For the Shahe scales, the USB connectors aren't really USB - they're just using them for the convenience/cost of the connectors.  I can't post links yet on the forum, but on the touchdro site, there's a page about the Shahe scales that gives the pinout.  The USB GND pin isn't connected.  Unfortunately, that makes the USB breakout board a bit harder to work with, but that's half the fun.


----------



## btipton (Feb 24, 2021)

ycroosh said:


> This particular behavior is pretty uncommon with iGaging scales (although I've heard about it happening). I haven't seen this with the Shahe sales (assuming you are talking about the new Shahe-branded scales, not the old unbranded iGaging DigiMag sacles).
> Would you be willing to let me borrow them for a few days so I can hook the setup to a scope and see what is happening?
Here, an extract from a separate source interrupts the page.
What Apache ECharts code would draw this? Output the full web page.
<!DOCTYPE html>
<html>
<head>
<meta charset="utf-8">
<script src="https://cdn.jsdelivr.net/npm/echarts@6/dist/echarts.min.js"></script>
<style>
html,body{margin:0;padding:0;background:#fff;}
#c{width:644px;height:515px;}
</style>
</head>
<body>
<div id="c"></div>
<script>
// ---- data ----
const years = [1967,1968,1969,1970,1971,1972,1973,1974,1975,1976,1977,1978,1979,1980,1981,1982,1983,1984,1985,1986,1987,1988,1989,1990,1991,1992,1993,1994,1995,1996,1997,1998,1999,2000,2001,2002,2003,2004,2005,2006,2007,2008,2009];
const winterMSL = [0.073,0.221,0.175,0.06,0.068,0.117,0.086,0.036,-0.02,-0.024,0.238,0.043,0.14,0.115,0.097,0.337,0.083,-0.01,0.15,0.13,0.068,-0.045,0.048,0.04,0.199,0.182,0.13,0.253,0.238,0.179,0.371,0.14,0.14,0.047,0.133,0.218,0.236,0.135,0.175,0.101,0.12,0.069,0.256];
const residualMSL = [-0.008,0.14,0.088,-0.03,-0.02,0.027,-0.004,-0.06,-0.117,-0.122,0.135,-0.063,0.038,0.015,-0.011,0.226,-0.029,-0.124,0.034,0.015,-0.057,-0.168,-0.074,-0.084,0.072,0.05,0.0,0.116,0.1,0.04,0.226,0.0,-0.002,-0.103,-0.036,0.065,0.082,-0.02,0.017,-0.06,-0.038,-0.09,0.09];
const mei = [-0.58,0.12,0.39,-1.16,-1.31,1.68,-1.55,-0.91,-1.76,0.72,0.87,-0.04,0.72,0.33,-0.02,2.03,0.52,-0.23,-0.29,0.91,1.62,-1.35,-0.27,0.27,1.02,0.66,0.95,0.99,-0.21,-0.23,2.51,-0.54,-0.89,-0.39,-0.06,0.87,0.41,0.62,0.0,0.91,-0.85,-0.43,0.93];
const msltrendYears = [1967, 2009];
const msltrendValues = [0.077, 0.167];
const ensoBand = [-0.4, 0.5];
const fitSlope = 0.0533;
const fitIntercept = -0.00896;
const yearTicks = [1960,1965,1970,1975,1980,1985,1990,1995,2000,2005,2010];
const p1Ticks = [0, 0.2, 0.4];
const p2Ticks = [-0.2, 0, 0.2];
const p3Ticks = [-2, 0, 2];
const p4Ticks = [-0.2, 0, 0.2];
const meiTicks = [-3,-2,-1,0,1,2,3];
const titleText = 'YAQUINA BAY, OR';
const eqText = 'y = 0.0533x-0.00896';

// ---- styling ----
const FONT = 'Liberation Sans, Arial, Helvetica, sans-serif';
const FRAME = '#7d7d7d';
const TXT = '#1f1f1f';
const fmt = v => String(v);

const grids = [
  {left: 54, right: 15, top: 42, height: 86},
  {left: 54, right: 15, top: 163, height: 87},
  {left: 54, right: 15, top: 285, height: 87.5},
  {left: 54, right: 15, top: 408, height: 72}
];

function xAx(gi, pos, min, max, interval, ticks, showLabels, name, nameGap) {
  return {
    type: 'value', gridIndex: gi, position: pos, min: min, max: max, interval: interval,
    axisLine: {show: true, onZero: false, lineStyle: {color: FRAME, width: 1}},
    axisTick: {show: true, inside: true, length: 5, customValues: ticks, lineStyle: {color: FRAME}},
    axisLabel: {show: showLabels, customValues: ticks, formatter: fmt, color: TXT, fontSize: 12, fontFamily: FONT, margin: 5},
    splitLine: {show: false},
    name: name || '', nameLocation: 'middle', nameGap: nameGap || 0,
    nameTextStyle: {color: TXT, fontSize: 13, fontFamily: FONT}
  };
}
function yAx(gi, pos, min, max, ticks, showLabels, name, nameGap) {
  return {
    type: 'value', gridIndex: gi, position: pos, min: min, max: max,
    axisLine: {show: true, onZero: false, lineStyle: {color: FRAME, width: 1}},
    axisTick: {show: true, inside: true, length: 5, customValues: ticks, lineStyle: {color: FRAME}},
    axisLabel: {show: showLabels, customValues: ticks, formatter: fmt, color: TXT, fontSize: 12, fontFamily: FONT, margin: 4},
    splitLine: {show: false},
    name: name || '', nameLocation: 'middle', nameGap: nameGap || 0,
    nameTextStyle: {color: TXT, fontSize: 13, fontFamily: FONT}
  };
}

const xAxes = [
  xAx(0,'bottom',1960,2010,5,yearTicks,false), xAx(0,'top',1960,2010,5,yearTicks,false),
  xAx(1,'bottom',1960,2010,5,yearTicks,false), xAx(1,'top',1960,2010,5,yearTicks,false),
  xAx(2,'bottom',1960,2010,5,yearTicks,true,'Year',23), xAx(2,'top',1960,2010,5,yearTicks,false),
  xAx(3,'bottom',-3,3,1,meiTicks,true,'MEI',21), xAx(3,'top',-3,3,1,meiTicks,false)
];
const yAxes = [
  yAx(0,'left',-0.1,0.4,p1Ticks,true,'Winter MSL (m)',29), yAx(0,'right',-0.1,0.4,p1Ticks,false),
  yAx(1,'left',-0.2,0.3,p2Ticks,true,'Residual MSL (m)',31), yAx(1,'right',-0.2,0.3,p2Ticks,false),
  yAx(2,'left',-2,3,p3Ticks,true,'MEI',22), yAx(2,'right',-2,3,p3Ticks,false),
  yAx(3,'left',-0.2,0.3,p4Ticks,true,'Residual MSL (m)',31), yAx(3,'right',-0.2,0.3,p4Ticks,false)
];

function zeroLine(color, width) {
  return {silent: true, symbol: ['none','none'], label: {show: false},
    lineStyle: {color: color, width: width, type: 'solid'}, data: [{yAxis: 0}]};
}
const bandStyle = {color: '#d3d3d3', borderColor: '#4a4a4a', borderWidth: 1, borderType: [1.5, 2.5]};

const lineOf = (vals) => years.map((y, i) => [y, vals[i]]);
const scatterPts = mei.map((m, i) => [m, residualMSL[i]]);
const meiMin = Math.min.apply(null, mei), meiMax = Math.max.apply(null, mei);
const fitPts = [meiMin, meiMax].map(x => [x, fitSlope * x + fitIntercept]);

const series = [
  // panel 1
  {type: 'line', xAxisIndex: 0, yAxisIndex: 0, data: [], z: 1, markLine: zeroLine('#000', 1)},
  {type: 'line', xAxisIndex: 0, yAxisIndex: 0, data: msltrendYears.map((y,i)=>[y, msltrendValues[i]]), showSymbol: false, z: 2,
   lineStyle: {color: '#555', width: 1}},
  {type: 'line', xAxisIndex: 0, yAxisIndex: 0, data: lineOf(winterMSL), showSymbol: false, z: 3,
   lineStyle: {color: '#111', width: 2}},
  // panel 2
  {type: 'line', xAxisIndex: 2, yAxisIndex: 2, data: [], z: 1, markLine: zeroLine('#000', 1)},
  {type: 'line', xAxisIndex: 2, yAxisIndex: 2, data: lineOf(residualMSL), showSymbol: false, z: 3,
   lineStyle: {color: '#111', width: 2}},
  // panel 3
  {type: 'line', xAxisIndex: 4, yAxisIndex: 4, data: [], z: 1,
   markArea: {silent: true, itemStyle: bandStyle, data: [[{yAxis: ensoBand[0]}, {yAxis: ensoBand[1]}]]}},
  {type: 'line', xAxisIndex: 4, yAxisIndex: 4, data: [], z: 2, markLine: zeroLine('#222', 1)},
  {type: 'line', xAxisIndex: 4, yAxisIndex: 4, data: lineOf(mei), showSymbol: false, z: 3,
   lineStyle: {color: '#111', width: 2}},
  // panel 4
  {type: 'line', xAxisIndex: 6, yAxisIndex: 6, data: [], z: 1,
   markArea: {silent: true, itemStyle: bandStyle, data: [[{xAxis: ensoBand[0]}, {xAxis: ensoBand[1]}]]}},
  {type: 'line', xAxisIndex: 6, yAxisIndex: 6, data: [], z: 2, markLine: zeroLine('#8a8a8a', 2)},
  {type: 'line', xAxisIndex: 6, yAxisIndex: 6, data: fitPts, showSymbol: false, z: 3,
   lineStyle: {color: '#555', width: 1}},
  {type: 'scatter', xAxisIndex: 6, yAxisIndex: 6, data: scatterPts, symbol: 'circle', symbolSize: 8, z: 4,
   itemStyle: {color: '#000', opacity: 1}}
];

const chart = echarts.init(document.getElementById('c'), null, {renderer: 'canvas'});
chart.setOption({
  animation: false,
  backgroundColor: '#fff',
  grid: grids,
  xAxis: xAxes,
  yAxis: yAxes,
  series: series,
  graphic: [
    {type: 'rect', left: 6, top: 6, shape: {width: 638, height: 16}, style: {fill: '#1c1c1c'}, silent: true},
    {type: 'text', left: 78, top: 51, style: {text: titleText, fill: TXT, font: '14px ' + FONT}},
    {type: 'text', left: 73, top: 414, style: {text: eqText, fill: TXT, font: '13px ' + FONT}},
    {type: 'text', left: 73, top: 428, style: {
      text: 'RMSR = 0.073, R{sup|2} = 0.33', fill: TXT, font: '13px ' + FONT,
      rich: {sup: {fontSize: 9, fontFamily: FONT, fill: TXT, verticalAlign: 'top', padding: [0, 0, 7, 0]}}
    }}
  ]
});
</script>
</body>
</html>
I will cover shipping both ways, of course.
> Yuriy


Thanks for the generous offer, but I'm not confident enough that I haven't just done something silly to ask you to pay shipping and spend time on it.  Let me take a few days and double-check my work and I'll do some more testing.  If I'm still getting unexplained strange results, I may take you up on your offer.  Thanks for such a quick reply as well!


----------



## btipton (Feb 25, 2021)

One of the members at my local makerspace suggested that I make sure the USB shielding was grounded.  I tied the shielding pad for each of the usb breakouts together, and connected them to ground on the adapter board as below.  After that change, I didn't have any weird issues with the readings, other than a rare case where the display would flash a negative sign, then it would go away immediately.  It seems like the USB cable, being so long, would be the most likely wire to pick up any interference, but I couldn't find the shielding connected at either end of the Shahe scales, so I connected it to the adapter.


----------



## mksj (Feb 25, 2021)

Typical USB connectors use a 5 pin header cable with the shield grounded which was missing until you attached the grounds. Grounding is usually at the source or origin, but varies on application.  In addition when using other equipment such as a VFD electrical noise can be a significant issue, the type of cable, shield and using centralized grounding such as a star or buss can significantly effect the electrical noise. Alternative would be to use the ground pin on t each USB header and ground everything to the ground screw. When possible I also try a battery source as opposed to a wall wart to see if the problem goes away. I have electrical noise issues with tachometer installs and ended up needing a line filter and also have tried different grounding setups. Also can be seen with VFD low voltage input controls and remote speed pots.


----------